TASK DIRECTIONS: The data below must be copied in full and without any change.

SOURCE DATA:
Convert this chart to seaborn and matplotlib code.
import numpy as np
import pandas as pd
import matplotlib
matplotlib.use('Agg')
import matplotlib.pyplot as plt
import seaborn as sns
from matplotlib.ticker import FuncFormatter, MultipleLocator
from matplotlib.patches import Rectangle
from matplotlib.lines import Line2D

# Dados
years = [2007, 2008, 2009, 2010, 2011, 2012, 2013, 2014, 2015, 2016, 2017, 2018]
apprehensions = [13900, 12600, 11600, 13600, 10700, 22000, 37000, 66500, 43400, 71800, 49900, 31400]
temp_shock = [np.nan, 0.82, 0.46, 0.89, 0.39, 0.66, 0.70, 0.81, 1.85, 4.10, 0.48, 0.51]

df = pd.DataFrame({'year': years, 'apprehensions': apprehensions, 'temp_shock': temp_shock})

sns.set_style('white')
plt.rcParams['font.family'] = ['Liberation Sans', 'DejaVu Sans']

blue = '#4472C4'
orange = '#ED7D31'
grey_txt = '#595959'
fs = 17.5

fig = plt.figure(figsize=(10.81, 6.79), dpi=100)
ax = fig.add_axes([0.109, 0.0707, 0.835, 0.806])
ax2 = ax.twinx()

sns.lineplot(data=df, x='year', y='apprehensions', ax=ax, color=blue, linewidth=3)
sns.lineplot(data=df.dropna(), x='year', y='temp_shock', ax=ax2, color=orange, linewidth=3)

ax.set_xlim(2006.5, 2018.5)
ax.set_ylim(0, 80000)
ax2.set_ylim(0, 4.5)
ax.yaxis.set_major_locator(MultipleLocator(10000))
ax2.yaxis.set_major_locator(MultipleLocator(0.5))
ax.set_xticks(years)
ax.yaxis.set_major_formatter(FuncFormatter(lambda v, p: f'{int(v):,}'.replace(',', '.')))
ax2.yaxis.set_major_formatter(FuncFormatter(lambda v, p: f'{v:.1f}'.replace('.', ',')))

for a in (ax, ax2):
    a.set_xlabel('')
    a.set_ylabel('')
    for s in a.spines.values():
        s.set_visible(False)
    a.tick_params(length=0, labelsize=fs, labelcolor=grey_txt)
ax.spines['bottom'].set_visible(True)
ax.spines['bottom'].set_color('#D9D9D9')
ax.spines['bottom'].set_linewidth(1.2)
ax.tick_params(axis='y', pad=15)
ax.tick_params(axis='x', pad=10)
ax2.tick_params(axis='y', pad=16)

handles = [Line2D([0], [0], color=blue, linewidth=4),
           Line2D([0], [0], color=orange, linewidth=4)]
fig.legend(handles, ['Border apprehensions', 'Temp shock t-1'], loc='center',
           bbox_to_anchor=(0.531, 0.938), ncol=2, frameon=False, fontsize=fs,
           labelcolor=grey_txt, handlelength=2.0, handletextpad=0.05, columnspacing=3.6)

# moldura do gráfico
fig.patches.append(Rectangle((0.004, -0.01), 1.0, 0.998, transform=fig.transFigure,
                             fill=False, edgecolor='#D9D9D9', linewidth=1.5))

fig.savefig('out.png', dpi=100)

TASK OUTPUT:
Convert this chart to seaborn and matplotlib code.
import numpy as np
import pandas as pd
import matplotlib
matplotlib.use('Agg')
import matplotlib.pyplot as plt
import seaborn as sns
from matplotlib.ticker import FuncFormatter, MultipleLocator
from matplotlib.patches import Rectangle
from matplotlib.lines import Line2D

# Dados
years = [2007, 2008, 2009, 2010, 2011, 2012, 2013, 2014, 2015, 2016, 2017, 2018]
apprehensions = [13900, 12600, 11600, 13600, 10700, 22000, 37000, 66500, 43400, 71800, 49900, 31400]
temp_shock = [np.nan, 0.82, 0.46, 0.89, 0.39, 0.66, 0.70, 0.81, 1.85, 4.10, 0.48, 0.51]

df = pd.DataFrame({'year': years, 'apprehensions': apprehensions, 'temp_shock': temp_shock})

sns.set_style('white')
plt.rcParams['font.family'] = ['Liberation Sans', 'DejaVu Sans']

blue = '#4472C4'
orange = '#ED7D31'
grey_txt = '#595959'
fs = 17.5

fig = plt.figure(figsize=(10.81, 6.79), dpi=100)
ax = fig.add_axes([0.109, 0.0707, 0.835, 0.806])
ax2 = ax.twinx()

sns.lineplot(data=df, x='year', y='apprehensions', ax=ax, color=blue, linewidth=3)
sns.lineplot(data=df.dropna(), x='year', y='temp_shock', ax=ax2, color=orange, linewidth=3)

ax.set_xlim(2006.5, 2018.5)
ax.set_ylim(0, 80000)
ax2.set_ylim(0, 4.5)
ax.yaxis.set_major_locator(MultipleLocator(10000))
ax2.yaxis.set_major_locator(MultipleLocator(0.5))
ax.set_xticks(years)
ax.yaxis.set_major_formatter(FuncFormatter(lambda v, p: f'{int(v):,}'.replace(',', '.')))
ax2.yaxis.set_major_formatter(FuncFormatter(lambda v, p: f'{v:.1f}'.replace('.', ',')))

for a in (ax, ax2):
    a.set_xlabel('')
    a.set_ylabel('')
    for s in a.spines.values():
        s.set_visible(False)
    a.tick_params(length=0, labelsize=fs, labelcolor=grey_txt)
ax.spines['bottom'].set_visible(True)
ax.spines['bottom'].set_color('#D9D9D9')
ax.spines['bottom'].set_linewidth(1.2)
ax.tick_params(axis='y', pad=15)
ax.tick_params(axis='x', pad=10)
ax2.tick_params(axis='y', pad=16)

handles = [Line2D([0], [0], color=blue, linewidth=4),
           Line2D([0], [0], color=orange, linewidth=4)]
fig.legend(handles, ['Border apprehensions', 'Temp shock t-1'], loc='center',
           bbox_to_anchor=(0.531, 0.938), ncol=2, frameon=False, fontsize=fs,
           labelcolor=grey_txt, handlelength=2.0, handletextpad=0.05, columnspacing=3.6)

# moldura do gráfico
fig.patches.append(Rectangle((0.004, -0.01), 1.0, 0.998, transform=fig.transFigure,
                             fill=False, edgecolor='#D9D9D9', linewidth=1.5))

fig.savefig('out.png', dpi=100)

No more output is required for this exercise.